Ted Hughes Prize/Burial Search for US Poet – Poetry News Roundup March 29th

Our final news round-up of the week takes a look at the winner of this year’s Ted Hughes Prize and also the search for the burial place of America’s first published poet.

Winner of 2019 Ted Hughes Prize

The British Jamaican poet Raymond Antrobus has been announced as this year’s winner of the Ted Hughes prize.

The 33-year-old, who works as a teacher and has previously performed at Glastonbury is a deaf spoken word poet. With is first poetry collection Antrobus challenged the description that Hughes had made of deaf children, referring to them as “alert and simple”.

The award of £5000 has been given for his debut work “The Perseverance” which was described as compelling. In the collection, Antrobus touches on family life, in particular, the death of his father, his biracial heritage and his diagnosis with deafness at a very early age.  The book has also been longlisted for the 2019 Folio prize.

The poems discuss the nature of deafness and the discrimination that Antrobus suffered before he got his diagnosis. He was unable to say the final syllable of his surname without explanation until one day a Dr told him to put a Lego brick on the table for every sound he heard. For many years he was unable to write and unable to read, he was late to begin walking, and a diagnosis was very slow to come. 

In his poem, he has included a completely redacted poem by Hughes called “Deaf School” which he erased with thick black lines before writing his own version in a move he describes as cathartic.
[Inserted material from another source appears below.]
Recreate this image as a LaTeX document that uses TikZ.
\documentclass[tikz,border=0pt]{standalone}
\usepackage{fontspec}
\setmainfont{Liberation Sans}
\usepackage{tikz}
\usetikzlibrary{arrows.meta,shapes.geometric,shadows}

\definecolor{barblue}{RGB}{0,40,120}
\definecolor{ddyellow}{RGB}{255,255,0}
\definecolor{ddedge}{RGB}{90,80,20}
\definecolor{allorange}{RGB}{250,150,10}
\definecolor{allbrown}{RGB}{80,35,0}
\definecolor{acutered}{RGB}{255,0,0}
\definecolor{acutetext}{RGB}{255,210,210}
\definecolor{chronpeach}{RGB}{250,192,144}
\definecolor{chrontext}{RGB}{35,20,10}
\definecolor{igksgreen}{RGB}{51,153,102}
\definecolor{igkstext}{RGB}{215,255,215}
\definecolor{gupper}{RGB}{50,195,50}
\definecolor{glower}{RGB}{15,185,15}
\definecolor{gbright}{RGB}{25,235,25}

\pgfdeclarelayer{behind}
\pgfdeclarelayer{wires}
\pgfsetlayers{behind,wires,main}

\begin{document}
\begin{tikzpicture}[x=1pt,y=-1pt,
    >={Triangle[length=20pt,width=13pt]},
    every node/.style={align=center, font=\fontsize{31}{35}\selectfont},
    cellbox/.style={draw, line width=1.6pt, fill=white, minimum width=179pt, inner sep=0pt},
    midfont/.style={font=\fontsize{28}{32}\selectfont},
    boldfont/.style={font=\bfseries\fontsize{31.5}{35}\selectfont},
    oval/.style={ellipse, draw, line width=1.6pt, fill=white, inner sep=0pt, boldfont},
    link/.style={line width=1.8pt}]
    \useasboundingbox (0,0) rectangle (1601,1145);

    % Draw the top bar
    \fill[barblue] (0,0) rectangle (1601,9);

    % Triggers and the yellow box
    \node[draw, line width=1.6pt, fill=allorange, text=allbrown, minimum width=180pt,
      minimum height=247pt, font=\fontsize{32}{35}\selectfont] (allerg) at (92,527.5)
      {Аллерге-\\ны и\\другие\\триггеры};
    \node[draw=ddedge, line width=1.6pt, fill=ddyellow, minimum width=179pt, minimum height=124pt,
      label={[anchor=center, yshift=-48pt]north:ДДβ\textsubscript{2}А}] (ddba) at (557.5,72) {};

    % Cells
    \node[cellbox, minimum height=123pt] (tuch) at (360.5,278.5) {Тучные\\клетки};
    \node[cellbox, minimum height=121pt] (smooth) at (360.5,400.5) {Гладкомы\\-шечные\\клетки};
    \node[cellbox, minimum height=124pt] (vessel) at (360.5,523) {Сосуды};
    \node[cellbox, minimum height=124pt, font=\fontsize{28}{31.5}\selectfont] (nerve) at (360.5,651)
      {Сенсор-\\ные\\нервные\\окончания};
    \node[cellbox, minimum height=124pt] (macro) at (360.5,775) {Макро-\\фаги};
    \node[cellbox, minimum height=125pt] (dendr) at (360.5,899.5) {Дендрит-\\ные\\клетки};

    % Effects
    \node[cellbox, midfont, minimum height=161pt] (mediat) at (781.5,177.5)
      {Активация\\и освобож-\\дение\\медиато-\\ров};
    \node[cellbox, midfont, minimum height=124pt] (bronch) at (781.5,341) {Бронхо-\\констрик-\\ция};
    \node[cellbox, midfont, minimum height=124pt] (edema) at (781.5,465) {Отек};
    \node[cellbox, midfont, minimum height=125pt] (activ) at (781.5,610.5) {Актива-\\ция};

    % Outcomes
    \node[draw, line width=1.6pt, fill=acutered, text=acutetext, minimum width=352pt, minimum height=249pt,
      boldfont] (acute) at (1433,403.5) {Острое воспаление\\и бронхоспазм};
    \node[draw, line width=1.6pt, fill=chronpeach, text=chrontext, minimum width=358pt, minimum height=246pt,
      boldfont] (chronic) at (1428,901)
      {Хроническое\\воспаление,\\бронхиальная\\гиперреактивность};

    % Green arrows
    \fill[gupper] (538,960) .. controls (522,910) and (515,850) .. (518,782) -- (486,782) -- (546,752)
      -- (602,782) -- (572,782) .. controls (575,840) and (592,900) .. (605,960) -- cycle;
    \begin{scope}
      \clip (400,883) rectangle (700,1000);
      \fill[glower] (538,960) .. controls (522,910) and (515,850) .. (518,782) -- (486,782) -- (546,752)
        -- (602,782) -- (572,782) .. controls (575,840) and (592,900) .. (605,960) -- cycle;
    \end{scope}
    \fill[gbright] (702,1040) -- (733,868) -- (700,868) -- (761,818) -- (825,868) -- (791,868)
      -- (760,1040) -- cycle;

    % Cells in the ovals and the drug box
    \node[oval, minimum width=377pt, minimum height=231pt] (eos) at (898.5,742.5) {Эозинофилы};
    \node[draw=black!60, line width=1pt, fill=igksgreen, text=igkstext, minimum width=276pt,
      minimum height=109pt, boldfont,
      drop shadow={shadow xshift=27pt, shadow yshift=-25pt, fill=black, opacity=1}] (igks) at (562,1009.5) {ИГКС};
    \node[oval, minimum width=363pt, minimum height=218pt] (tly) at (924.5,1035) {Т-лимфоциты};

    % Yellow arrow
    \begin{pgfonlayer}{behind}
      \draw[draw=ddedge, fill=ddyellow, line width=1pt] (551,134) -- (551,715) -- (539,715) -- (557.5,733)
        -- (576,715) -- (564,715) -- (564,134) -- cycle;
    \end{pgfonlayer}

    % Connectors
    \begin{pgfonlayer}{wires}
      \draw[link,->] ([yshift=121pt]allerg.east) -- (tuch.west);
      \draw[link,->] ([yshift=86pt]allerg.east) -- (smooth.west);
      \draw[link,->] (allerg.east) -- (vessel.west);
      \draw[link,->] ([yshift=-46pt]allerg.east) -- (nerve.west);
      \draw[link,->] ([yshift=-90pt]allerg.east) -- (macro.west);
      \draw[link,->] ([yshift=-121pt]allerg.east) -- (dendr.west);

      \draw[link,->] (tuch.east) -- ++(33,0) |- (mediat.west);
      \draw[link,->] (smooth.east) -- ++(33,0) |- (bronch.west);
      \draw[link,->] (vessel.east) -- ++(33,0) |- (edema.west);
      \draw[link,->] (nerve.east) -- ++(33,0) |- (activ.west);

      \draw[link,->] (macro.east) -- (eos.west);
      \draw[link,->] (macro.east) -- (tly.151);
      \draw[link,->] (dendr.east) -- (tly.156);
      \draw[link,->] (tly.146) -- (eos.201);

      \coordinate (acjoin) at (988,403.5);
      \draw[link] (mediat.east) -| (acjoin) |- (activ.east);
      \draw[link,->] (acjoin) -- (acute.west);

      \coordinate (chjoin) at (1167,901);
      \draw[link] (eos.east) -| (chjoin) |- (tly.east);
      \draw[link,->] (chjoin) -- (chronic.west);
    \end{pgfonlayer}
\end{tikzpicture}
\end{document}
Antrobus saw off some fierce competition to win the prize including Hannah Sullivan, the winner of last year’s TS Eliot prize.

The award ceremony took place earlier this week on Wednesday.

The Search is on for the Grave of First Published American Poet

Historians are searching for the burial site of the American poet Anne Bradstreet. She was the first published poet on the continent of North America, but over time her legacy has almost disappeared.

The search is being conducted by staff and students from Merrimack College in Massachusetts who are trying to restore her legacy while also locating her grave. The project has been nicknamed Finding Anne Bradstreet.

During the 17th century, she was a household name both in England and America, but relatively little is known about her. 

She wrote a book of poetry in 1650 “The Tenth Muse Lately Sprung Up in America”, this was a sensation both in England and the Colonies where people were fascinated by what she wrote.

Bradstreet was from a prominent family; her father was a governor, and she married a governor. Because of her family’s standing she had access to a level of education that many other women did not. Much of what she wrote was about her life as a mother of 8 and a wife. She also wrote about watching her family home burn. All her work was written from the point of view of her Puritan faith.

She didn’t set out to be a poet, merely sharing her poetry with the family. Her brother in law went to London with the manuscripts, and they ended up being published – whether she was aware that he was doing this is unclear.